We follow Nadia, a young widowed schoolteacher in a rural village, who hides scraps of food for her two children while watching her neighbors wither away. Secretly, she keeps a journal documenting the famine, knowing that telling the truth is punishable by death.
Parallel to her story, in Moscow, Dmitri, a Soviet journalist with ambitions of rising in the Party, is assigned to travel to Ukraine and report that collectivization is a success. When he arrives, he confronts the horrific reality—emaciated children, entire villages wiped out, cannibalism whispered in the night. He must choose between loyalty to Stalin and the salvation of his own conscience.
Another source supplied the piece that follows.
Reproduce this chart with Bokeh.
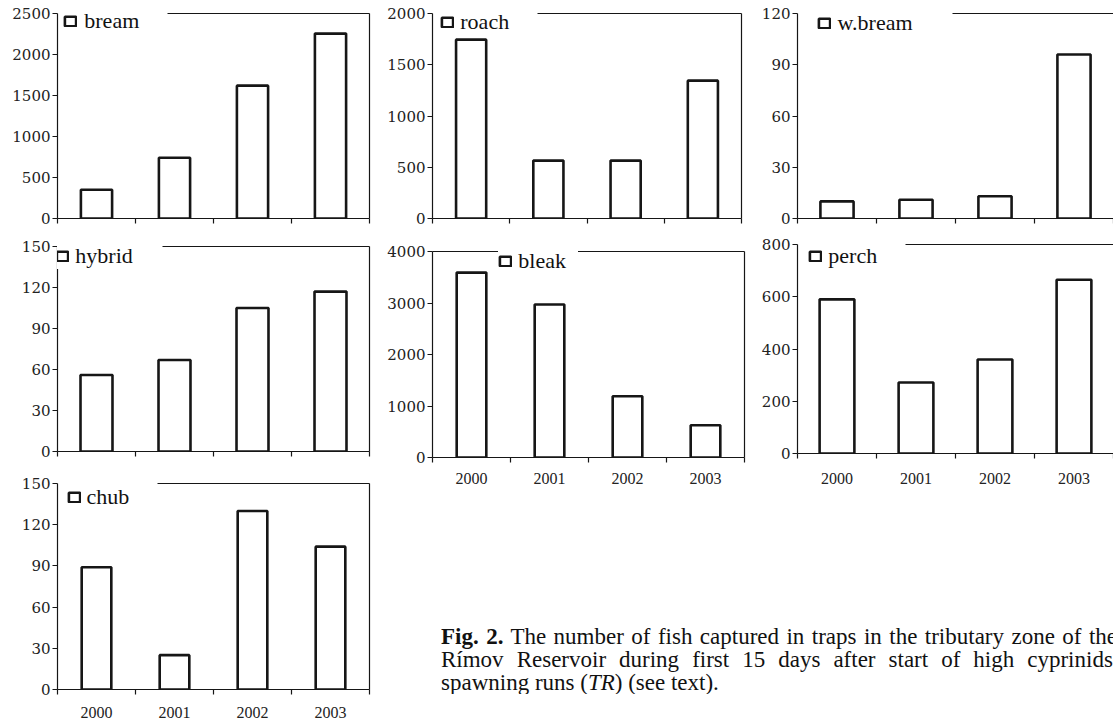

The two storylines intersect when Nadia’s journal is smuggled into Dmitri’s hands. Together, they try to get the truth beyond Soviet borders—risking capture by the NKVD.
Themes:
- The struggle between truth and propaganda.
- The resilience of ordinary people against totalitarian cruelty.
- The moral cost of survival.
Tone & Style:
Think of Schindler’s List and The Pianist—a stark, emotional portrayal of suffering, with brief but powerful moments of human kindness and resistance. Cinematography would contrast golden wheat fields at harvest with the desolation of empty barns and frostbitten corpses in the snow.

Ending:
The film closes with Nadia’s children surviving through Dmitri’s sacrifice, as he is executed for treason. Her journal resurfaces decades later, becoming part of Ukraine’s testimony to the world. A final title card reminds the audience: Millions died in the famine of 1932–33. The Soviet Union denied it for over half a century.